Dear Aunty Aurora, I have been having regular meetings for sex with the man who was my first boyfriend when we were at school together. He is 34 and I’m 32. This would be fine if it were not for the fact that he married someone else two years ago. She was in the year below us. I never stopped loving him and I was horrified when I discovered they’d got engaged. I couldn’t believe that they would ever actually marry. Hearing from other friends how it all went was a very painful time for me.
Six months ago he contacted me and told me he still loved me. I was flabbergasted and, at the same time, I was thrilled because my feelings for him hadn’t changed just because he’d married another woman. He suggested we meet up to talk about old times. We did this over a drink and he was just as attractive as he had always been.

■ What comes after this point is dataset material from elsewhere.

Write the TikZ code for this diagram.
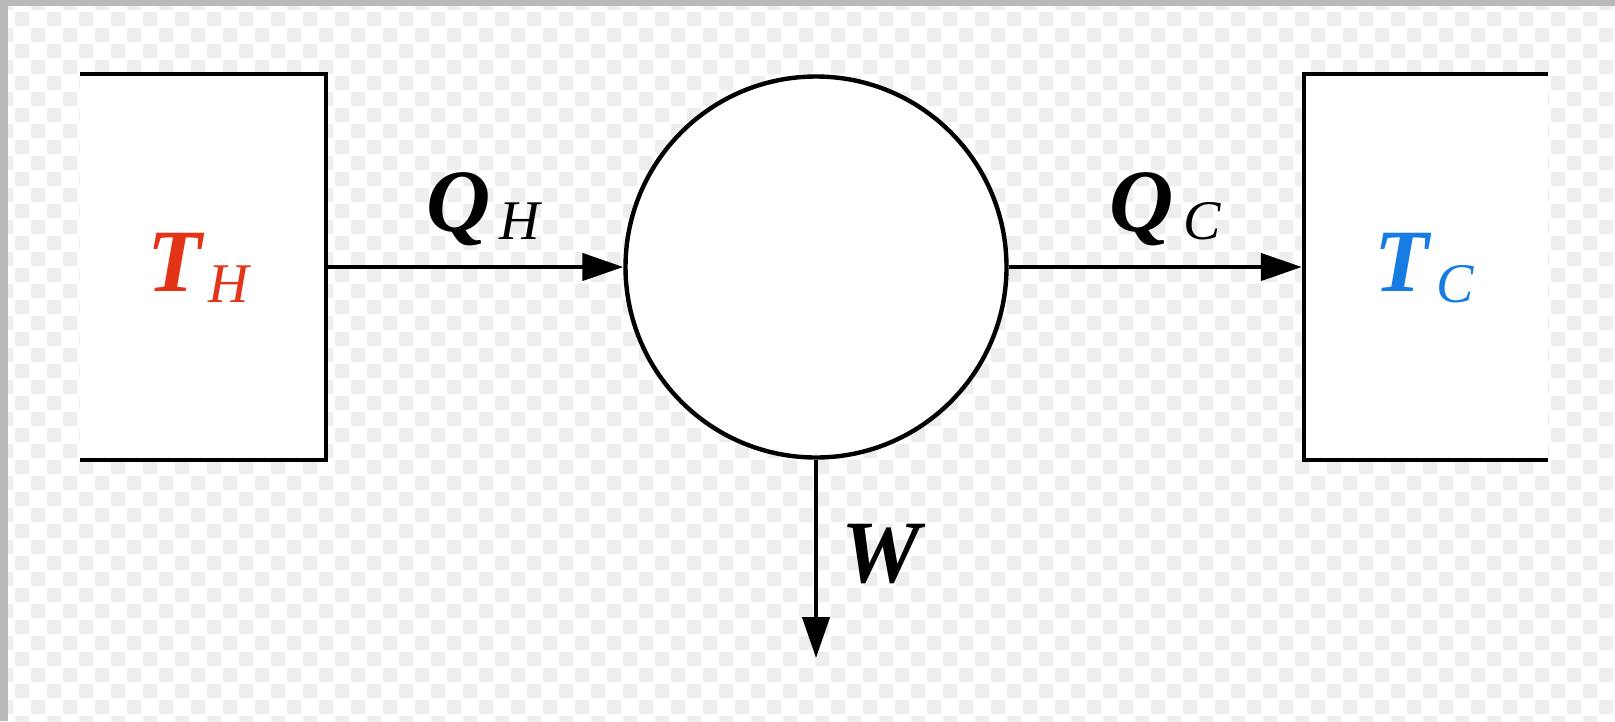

He stroked my hand and it felt wonderful. Then he said his wife was away at her mum’s and we could go back to his place.
I knew this wasn’t right but I went anyway. We had sex and it was fantastic. Far from regretting it, all I could think about was the next time. Our meetings have become a regular thing. If we can’t meet at his, we go to a hotel. Being with him is magic. If we can’t find anywhere to go and make love, we go walking and that is magic, too. I have tried to work the conversation round to how I feel about him and to get him to admit he wants to be with me, but we don’t seem to get anywhere. I know what I am doing is wrong and I even feel sorry for his wife. But I still can’t bring myself to throw him out of my life. He is too important and special to me. Adesua, Ikoyi – Lagos.
Dear Adesua, Disliking yourself and feeling ashamed at the way you are behaving is not good for you. The outlook for this secret affair isn’t good either. This guy has the best of both worlds – a wife at home to look after him and you for the excitement of secret meetings and illicit sex. But it all looks likely to bring you heartache. At the same time it is preventing you from finding someone to share your life with.
This man is not up for that. Someone else will be but you need to be emotionally free. You are living in the past. You are still that schoolgirl who craves being admired. You need to move on from her and become a realistic adult. If you don’t know whether your lover plans to part from his wife, ask him. Insist he gives you a definite answer. If it’s no or a fudge, have the courage to break with him.